Records supplied:
## start
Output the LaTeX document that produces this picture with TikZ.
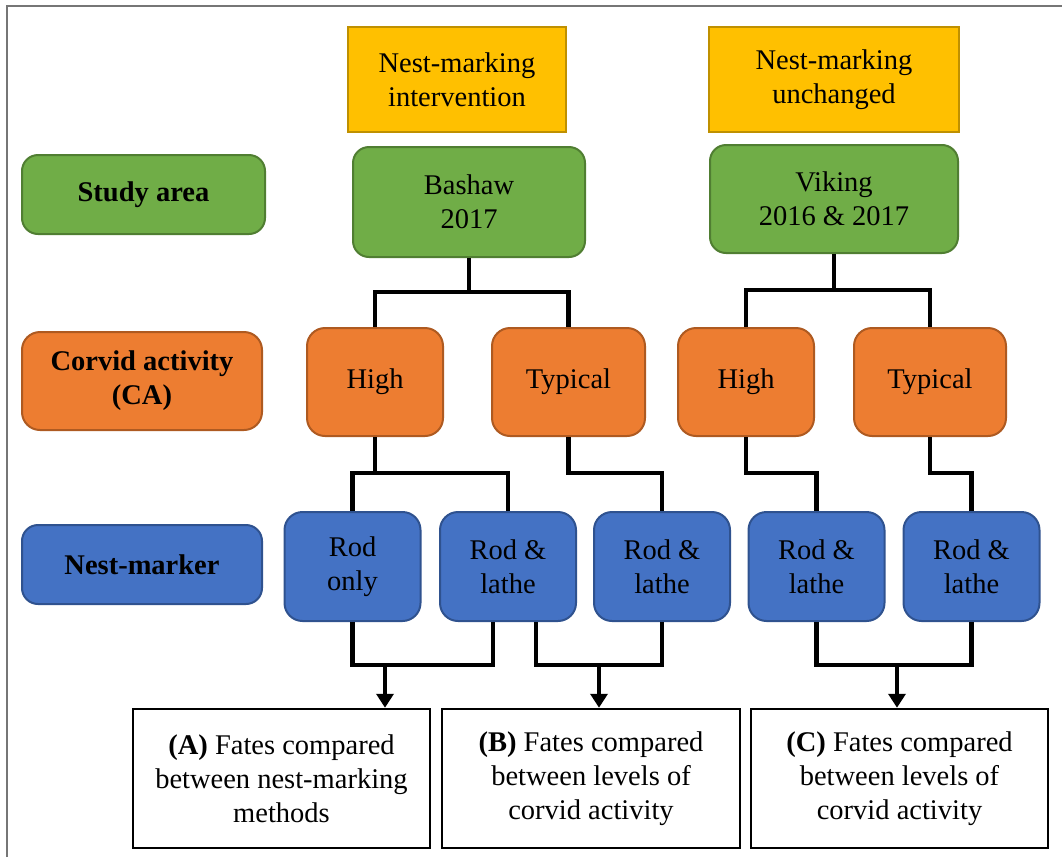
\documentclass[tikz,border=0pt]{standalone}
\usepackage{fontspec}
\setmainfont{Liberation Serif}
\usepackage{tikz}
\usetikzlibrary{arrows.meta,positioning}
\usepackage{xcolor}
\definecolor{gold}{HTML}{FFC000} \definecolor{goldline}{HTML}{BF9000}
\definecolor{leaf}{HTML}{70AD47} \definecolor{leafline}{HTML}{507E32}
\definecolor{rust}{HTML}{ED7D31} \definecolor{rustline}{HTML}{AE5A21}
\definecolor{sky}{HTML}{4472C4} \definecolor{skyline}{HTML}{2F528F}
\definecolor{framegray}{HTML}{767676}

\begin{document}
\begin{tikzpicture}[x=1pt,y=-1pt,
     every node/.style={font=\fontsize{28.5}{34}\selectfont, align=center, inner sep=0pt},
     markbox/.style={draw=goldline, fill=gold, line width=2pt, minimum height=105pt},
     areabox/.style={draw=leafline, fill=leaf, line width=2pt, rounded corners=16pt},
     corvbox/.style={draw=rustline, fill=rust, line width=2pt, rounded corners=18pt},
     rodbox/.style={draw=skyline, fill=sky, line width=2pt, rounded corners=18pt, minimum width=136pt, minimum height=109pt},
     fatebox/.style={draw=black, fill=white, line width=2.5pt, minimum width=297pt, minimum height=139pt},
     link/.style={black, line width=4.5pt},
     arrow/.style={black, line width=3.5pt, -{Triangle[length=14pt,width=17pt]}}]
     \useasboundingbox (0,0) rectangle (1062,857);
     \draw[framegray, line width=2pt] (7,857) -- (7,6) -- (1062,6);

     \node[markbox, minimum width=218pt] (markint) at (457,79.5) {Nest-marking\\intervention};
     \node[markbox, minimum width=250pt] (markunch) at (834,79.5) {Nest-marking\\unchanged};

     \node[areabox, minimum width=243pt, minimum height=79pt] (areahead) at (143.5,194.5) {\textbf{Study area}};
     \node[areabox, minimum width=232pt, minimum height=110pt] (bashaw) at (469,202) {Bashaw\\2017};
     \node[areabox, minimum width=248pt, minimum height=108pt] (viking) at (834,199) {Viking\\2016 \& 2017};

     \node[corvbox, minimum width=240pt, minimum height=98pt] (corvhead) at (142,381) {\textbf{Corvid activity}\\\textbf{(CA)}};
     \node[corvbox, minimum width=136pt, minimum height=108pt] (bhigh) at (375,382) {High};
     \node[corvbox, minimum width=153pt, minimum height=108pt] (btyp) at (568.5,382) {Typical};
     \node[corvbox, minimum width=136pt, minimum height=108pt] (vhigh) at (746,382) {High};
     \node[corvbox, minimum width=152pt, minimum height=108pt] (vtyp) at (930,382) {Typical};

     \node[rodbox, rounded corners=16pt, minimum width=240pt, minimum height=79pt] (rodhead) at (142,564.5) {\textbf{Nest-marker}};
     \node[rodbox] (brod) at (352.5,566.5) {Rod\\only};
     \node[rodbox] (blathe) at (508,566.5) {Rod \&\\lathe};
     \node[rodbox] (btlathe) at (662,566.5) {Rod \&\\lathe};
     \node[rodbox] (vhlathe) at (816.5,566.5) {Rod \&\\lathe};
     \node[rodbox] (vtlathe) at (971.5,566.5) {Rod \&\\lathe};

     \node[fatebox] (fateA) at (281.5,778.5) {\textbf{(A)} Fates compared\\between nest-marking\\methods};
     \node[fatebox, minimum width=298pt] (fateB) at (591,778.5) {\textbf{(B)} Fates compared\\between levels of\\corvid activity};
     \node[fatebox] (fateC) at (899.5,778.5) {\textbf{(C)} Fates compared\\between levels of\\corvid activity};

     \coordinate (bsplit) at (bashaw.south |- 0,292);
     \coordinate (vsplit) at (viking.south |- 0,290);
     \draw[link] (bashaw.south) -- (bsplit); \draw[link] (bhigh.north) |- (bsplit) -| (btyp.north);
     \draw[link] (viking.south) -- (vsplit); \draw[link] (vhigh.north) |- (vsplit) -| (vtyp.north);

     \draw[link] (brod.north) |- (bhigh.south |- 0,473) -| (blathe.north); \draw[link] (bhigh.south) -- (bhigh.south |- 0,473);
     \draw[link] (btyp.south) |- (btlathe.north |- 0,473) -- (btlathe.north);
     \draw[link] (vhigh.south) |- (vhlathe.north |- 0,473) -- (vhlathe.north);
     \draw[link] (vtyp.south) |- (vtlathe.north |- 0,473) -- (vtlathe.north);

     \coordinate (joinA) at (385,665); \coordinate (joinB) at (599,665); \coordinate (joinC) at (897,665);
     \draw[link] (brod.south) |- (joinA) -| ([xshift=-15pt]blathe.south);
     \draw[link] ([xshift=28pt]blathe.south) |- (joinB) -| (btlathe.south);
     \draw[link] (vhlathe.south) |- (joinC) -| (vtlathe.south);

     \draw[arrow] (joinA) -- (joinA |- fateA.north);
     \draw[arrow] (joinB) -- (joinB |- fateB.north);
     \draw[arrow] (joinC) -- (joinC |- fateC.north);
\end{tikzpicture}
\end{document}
## end
## start
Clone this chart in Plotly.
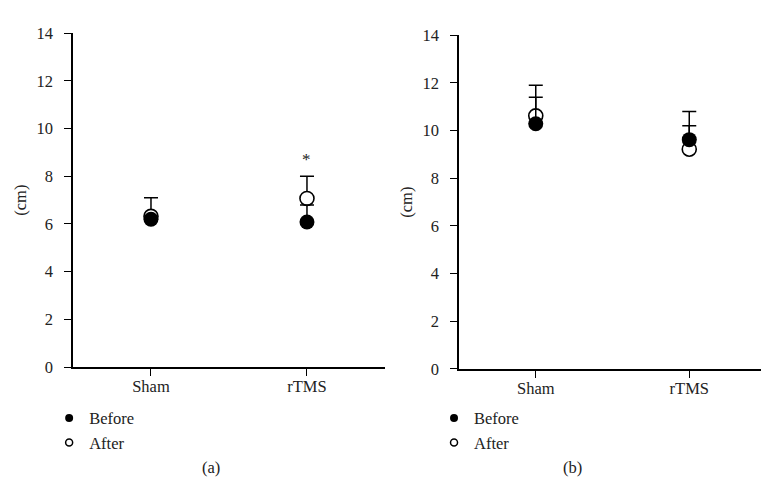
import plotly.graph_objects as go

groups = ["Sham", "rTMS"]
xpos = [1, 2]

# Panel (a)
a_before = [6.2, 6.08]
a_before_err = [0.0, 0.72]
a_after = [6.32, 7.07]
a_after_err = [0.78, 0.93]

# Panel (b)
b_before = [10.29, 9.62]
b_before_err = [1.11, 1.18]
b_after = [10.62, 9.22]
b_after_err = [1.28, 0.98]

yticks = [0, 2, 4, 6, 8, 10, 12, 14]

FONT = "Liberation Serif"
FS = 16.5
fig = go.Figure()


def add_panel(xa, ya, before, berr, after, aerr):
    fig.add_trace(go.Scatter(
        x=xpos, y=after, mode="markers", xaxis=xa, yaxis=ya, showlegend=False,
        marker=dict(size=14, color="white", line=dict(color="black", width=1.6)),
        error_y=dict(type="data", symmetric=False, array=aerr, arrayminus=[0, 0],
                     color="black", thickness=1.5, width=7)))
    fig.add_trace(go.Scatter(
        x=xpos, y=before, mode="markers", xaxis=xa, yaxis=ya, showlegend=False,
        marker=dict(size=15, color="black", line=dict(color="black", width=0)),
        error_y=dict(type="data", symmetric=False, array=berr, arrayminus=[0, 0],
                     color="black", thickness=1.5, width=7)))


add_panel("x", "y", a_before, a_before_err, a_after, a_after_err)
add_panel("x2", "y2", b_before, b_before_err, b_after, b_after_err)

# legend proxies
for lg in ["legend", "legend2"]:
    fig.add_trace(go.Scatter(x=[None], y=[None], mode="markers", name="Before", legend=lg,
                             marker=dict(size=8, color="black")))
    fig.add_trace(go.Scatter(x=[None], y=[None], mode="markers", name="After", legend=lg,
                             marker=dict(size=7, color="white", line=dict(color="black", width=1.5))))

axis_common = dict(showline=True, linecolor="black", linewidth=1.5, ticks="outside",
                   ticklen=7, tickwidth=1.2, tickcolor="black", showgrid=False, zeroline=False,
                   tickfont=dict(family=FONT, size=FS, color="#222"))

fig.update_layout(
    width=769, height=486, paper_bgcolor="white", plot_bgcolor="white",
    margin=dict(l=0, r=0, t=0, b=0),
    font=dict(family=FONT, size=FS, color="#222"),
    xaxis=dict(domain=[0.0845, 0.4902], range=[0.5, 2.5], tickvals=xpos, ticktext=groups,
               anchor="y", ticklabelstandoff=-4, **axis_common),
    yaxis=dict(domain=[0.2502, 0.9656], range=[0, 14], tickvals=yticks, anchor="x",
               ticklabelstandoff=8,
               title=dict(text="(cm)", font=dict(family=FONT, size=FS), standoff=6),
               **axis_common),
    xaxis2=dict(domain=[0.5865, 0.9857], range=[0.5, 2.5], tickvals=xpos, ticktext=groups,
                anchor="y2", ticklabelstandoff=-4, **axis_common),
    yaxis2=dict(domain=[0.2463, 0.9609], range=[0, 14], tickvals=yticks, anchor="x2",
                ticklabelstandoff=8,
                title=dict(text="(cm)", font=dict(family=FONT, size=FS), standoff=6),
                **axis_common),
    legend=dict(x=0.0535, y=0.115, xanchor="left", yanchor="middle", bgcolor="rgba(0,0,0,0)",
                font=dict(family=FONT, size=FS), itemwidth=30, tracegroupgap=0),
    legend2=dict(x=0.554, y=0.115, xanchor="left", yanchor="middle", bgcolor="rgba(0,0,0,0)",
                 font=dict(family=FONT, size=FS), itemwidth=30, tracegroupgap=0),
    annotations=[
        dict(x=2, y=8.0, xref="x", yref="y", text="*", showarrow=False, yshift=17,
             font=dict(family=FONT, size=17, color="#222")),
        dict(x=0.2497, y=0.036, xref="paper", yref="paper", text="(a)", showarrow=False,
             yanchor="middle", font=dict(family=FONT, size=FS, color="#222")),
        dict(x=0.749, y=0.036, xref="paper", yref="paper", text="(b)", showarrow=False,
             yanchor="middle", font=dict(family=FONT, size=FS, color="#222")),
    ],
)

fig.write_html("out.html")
## end
Exercise directions:
Using the entries above, reproduce word for word only the lines from the one that contains "Output the LaTeX" to the one that contains "minimum width=248pt, minimum", both ends included, and drop every picture.

Output of the task:
Output the LaTeX document that produces this picture with TikZ.
\documentclass[tikz,border=0pt]{standalone}
\usepackage{fontspec}
\setmainfont{Liberation Serif}
\usepackage{tikz}
\usetikzlibrary{arrows.meta,positioning}
\usepackage{xcolor}
\definecolor{gold}{HTML}{FFC000} \definecolor{goldline}{HTML}{BF9000}
\definecolor{leaf}{HTML}{70AD47} \definecolor{leafline}{HTML}{507E32}
\definecolor{rust}{HTML}{ED7D31} \definecolor{rustline}{HTML}{AE5A21}
\definecolor{sky}{HTML}{4472C4} \definecolor{skyline}{HTML}{2F528F}
\definecolor{framegray}{HTML}{767676}

\begin{document}
\begin{tikzpicture}[x=1pt,y=-1pt,
     every node/.style={font=\fontsize{28.5}{34}\selectfont, align=center, inner sep=0pt},
     markbox/.style={draw=goldline, fill=gold, line width=2pt, minimum height=105pt},
     areabox/.style={draw=leafline, fill=leaf, line width=2pt, rounded corners=16pt},
     corvbox/.style={draw=rustline, fill=rust, line width=2pt, rounded corners=18pt},
     rodbox/.style={draw=skyline, fill=sky, line width=2pt, rounded corners=18pt, minimum width=136pt, minimum height=109pt},
     fatebox/.style={draw=black, fill=white, line width=2.5pt, minimum width=297pt, minimum height=139pt},
     link/.style={black, line width=4.5pt},
     arrow/.style={black, line width=3.5pt, -{Triangle[length=14pt,width=17pt]}}]
     \useasboundingbox (0,0) rectangle (1062,857);
     \draw[framegray, line width=2pt] (7,857) -- (7,6) -- (1062,6);

     \node[markbox, minimum width=218pt] (markint) at (457,79.5) {Nest-marking\\intervention};
     \node[markbox, minimum width=250pt] (markunch) at (834,79.5) {Nest-marking\\unchanged};

     \node[areabox, minimum width=243pt, minimum height=79pt] (areahead) at (143.5,194.5) {\textbf{Study area}};
     \node[areabox, minimum width=232pt, minimum height=110pt] (bashaw) at (469,202) {Bashaw\\2017};
     \node[areabox, minimum width=248pt, minimum height=108pt] (viking) at (834,199) {Viking\\2016 \& 2017};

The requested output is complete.